Washington, DC: On January 20, 2026, the Executive Board of the International Monetary Fund (IMF) concluded the Article IV Consultation[1] with Nicaragua and considered and endorsed the staff appraisal without a meeting. The authorities have consented to the publication of the Staff Report prepared for this consultation.

The Nicaraguan economy weathered well multiple shocks since 2018, supported by appropriate macroeconomic and financial policies, substantial pre-2018 crisis buffers, and financing from international financial institutions during the pandemic. Real GDP growth was further sustained recently by favorable terms of trade and high remittances growth.
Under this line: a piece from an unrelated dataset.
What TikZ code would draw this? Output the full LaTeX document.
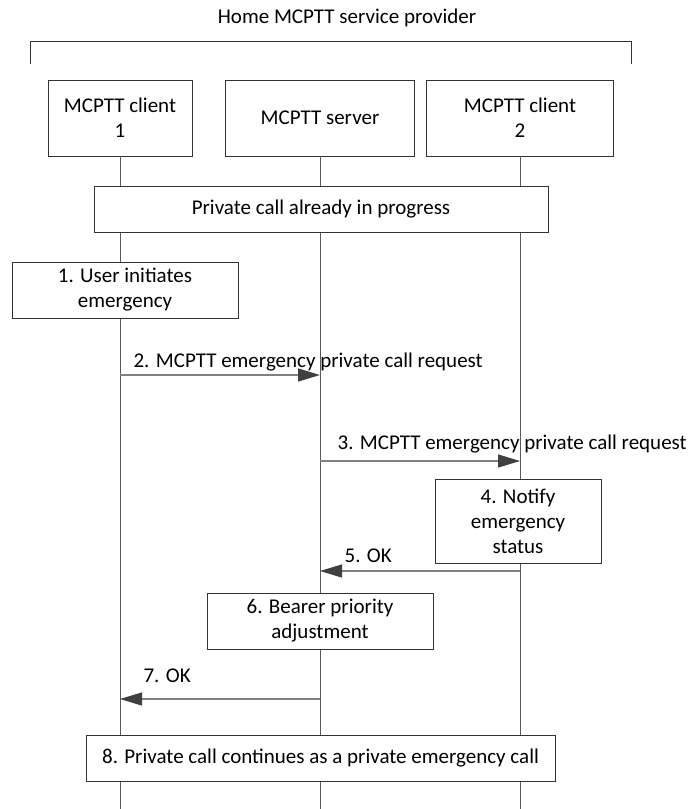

The economy is operating under targeted international sanctions, a geopolitical reorientation of official foreign inflows, and transfers of private property to the state since 2022. Strong fundamentals—low inflation, a declining public debt-to-GDP ratio, twin fiscal and external surpluses, well-capitalized banks and sizeable buffers—should help Nicaragua withstand headwinds from ongoing shifts in the global policy landscape.

The short-term economic outlook remains broadly favorable, with real GDP growth expected to reach 3.8 percent in 2025 and moderate to 3.4 percent in 2026. The medium-term outlook remains subject to high uncertainty, including due to global shifts in trade and immigration policies. Risks are tilted to the downside in the medium term, including from natural disasters, commodity price volatility, weaker global growth, tighter U.S. immigration and trade policies, and stricter and wider international sanctions. Upside short-term risks include more favorable terms of trade and higher public capital spending.